[Stored items from a collection]
- - -

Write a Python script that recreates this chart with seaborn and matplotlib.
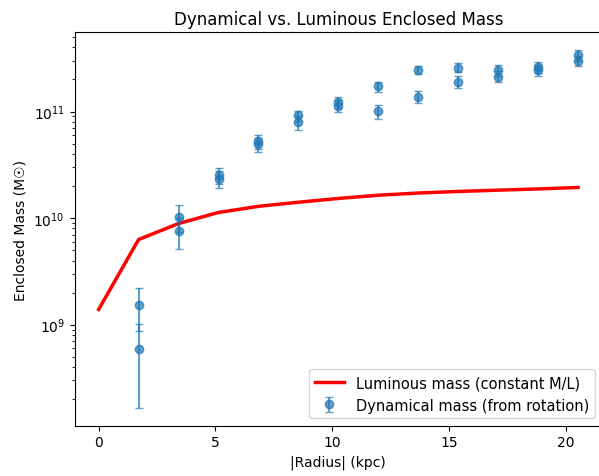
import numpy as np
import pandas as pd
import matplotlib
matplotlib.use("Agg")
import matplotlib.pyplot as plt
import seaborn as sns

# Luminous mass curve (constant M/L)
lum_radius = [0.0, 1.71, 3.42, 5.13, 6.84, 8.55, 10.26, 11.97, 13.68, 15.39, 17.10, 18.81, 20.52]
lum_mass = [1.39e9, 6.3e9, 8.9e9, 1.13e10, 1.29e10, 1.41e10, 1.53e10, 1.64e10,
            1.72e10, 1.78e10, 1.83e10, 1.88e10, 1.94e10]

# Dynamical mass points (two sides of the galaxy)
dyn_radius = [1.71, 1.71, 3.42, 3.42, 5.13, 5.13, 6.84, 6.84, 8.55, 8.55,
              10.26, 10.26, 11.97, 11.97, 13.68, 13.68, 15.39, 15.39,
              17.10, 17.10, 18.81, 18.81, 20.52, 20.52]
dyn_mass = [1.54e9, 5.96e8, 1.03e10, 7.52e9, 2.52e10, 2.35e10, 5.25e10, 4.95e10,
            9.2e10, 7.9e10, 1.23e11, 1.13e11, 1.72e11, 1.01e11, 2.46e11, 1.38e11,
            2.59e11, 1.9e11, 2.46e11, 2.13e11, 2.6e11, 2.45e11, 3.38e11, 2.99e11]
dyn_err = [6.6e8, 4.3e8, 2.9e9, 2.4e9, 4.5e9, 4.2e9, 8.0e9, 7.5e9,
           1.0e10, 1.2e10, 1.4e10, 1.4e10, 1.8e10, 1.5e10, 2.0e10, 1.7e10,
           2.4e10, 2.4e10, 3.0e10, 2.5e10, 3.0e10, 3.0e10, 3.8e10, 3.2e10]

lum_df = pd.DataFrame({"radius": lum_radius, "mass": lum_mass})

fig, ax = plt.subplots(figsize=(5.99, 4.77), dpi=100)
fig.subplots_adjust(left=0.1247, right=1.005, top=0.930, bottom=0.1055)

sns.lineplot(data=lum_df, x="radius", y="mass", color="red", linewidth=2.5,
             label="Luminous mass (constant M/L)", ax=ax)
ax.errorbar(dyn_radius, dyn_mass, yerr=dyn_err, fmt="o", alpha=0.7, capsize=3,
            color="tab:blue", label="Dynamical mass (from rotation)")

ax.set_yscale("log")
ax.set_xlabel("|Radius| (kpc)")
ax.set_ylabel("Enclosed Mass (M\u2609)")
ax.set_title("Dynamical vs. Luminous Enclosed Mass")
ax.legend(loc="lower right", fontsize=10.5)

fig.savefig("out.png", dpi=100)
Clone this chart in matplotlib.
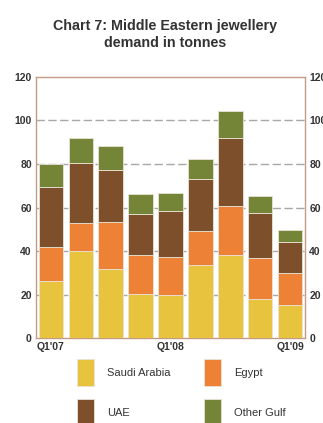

- - -

Repeat the listing above exactly from its first line to the line containing "1.72e10, 1.78e10, 1.83e10, 1.88e10, 1.94e10]", both included, and omit the pictures.

Write a Python script that recreates this chart with seaborn and matplotlib.
import numpy as np
import pandas as pd
import matplotlib
matplotlib.use("Agg")
import matplotlib.pyplot as plt
import seaborn as sns

# Luminous mass curve (constant M/L)
lum_radius = [0.0, 1.71, 3.42, 5.13, 6.84, 8.55, 10.26, 11.97, 13.68, 15.39, 17.10, 18.81, 20.52]
lum_mass = [1.39e9, 6.3e9, 8.9e9, 1.13e10, 1.29e10, 1.41e10, 1.53e10, 1.64e10,
            1.72e10, 1.78e10, 1.83e10, 1.88e10, 1.94e10]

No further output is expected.